On entend de plus en plus parler de la «cancel culture» ou de la «cancel-out culture», c’est-à-dire, en bon français, la culture du bannissement, de l’effacement, du boycottage ou de l’annulation. Mais qu’est-ce que c’est au juste?

Selon l’Office québécois de la langue française, il s’agit d’un «comportement qui, notamment via les réseaux sociaux, vise à dénoncer publiquement un individu ou un groupe présumé avoir tenu des propos ou commis des actes jugés offensants ou moralement répréhensibles, à les rejeter ainsi que tout ce qui leur est associé et à encourager la population à faire de même».

En effet, la culture de l’effacement promeut le boycottage d’une œuvre, dont le contenu est jugé offensant, ou d’une personne qui aurait tenu des propos ou fait des gestes jugés inappropriés. On affiche en ligne l’offense et on en dénonce la source pour que la personne ou l’objet soit vu par l’opinion publique comme quelqu’un ou quelque chose qu’il faut mettre à l’index.

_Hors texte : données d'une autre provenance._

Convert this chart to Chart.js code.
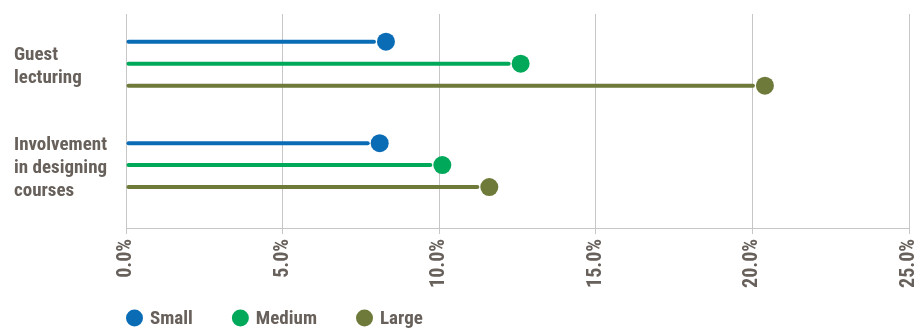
<!DOCTYPE html>
<html>
<head>
<meta charset="utf-8">
<title>Guest lecturing and course design by size</title>
<script src="https://cdn.jsdelivr.net/npm/chart.js@4/dist/chart.umd.min.js"></script>
<style>
  html, body { margin: 0; padding: 0; background: #ffffff; }
  #wrap { width: 921px; height: 330px; }
</style>
</head>
<body>
<div id="wrap"><canvas id="chart" width="921" height="330"></canvas></div>
<script>
// Categories (multi-line labels) and one value list per size group, in percent
const categories = [
  ['Guest', 'lecturing'],
  ['Involvement', 'in designing', 'courses']
];
const seriesNames = ['Small', 'Medium', 'Large'];
const small  = [8.3, 8.1];
const medium = [12.6, 10.1];
const large  = [20.4, 11.6];
const xTicks = [0, 5, 10, 15, 20, 25];

const seriesValues = [small, medium, large];
const seriesColors = ['#0b6cb6', '#00a85a', '#6d7a39'];
const textColor = '#67605b';
const gridColor = '#c6c6c6';
const fontFamily = '"Roboto Condensed", "Open Sans", sans-serif';

const DOT_R = 9;
const STEM_GAP = 12;

// Stems: drawn from each bar element's base to just short of its value
// Dots: drawn at each bar element's value, on top of the grid
const lollipop = {
  id: 'lollipop',
  beforeDatasetDraw(chart, args) {
    const ctx = chart.ctx;
    const color = chart.data.datasets[args.index].backgroundColor;
    ctx.save();
    ctx.strokeStyle = color;
    ctx.lineWidth = 4;
    ctx.lineCap = 'round';
    args.meta.data.forEach(el => {
      const p = el.getProps(['x', 'y', 'base'], true);
      ctx.beginPath();
      ctx.moveTo(p.base + 2, p.y);
      ctx.lineTo(p.x - STEM_GAP, p.y);
      ctx.stroke();
    });
    ctx.restore();
    return false;
  },
  afterDraw(chart) {
    const ctx = chart.ctx;
    ctx.save();
    chart.data.datasets.forEach((ds, i) => {
      const meta = chart.getDatasetMeta(i);
      ctx.fillStyle = ds.backgroundColor;
      meta.data.forEach(el => {
        const p = el.getProps(['x', 'y'], true);
        ctx.beginPath();
        ctx.arc(p.x, p.y, DOT_R, 0, Math.PI * 2);
        ctx.fill();
      });
    });

    // Legend row under the axis labels
    const cy = 318;
    let x = chart.chartArea.left;
    ctx.font = 'bold 19px ' + fontFamily;
    ctx.textBaseline = 'middle';
    ctx.textAlign = 'left';
    chart.data.datasets.forEach(ds => {
      ctx.fillStyle = ds.backgroundColor;
      ctx.beginPath();
      ctx.arc(x + 8.5, cy, 8.5, 0, Math.PI * 2);
      ctx.fill();
      ctx.fillStyle = textColor;
      ctx.fillText(ds.label, x + 24, cy + 1);
      x += 24 + ctx.measureText(ds.label).width + 39;
    });
    ctx.restore();
  }
};

new Chart(document.getElementById('chart'), {
  type: 'bar',
  data: {
    datasets: seriesNames.map((name, k) => ({
      label: name,
      data: seriesValues[k].map((v, i) => ({ x: v, y: i })),
      backgroundColor: seriesColors[k],
      categoryPercentage: 0.65,
      barPercentage: 0.2
    }))
  },
  options: {
    indexAxis: 'y',
    responsive: false,
    animation: false,
    devicePixelRatio: 1,
    layout: { padding: { top: 14, left: 14, right: 12, bottom: 38 } },
    plugins: {
      legend: { display: false },
      tooltip: { enabled: false }
    },
    scales: {
      y: {
        type: 'linear',
        reverse: true,
        offset: false,
        min: -0.49,
        max: 1.62,
        afterBuildTicks: s => { s.ticks = categories.map((c, i) => ({ value: i })); },
        afterFit: s => { s.width = 112; s.paddingTop = 0; s.paddingBottom = 0; },
        grid: { display: false },
        border: { display: false },
        ticks: {
          callback: (v, i) => categories[i],
          crossAlign: 'far',
          padding: 0,
          labelOffset: 3,
          color: textColor,
          font: { family: fontFamily, weight: 'bold', size: 19, lineHeight: 1.2 }
        }
      },
      x: {
        type: 'linear',
        position: 'bottom',
        offset: false,
        min: 0,
        max: 25,
        z: 1,
        afterBuildTicks: s => { s.ticks = xTicks.map(v => ({ value: v })); },
        afterFit: s => { s.height = 64; s.paddingLeft = 0; s.paddingRight = 0; },
        grid: { color: gridColor, lineWidth: 1, tickLength: 6, tickColor: gridColor },
        border: { color: gridColor, width: 1 },
        ticks: {
          callback: v => v.toFixed(1) + '%',
          minRotation: 90,
          maxRotation: 90,
          padding: 5,
          color: textColor,
          font: { family: fontFamily, weight: 'bold', size: 20 }
        }
      }
    }
  },
  plugins: [lollipop]
});
</script>
</body>
</html>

Bien que le phénomène ne soit pas nouveau, le terme en anglais est apparu pour la première fois en 2017 à la suite du mouvement «woke» qui a vu le jour dans les années 2010. Depuis quelques années, la culture du bannissement gagne encore plus de terrain en grande partie, mais pas exclusivement, grâce à la grande popularité des réseaux sociaux.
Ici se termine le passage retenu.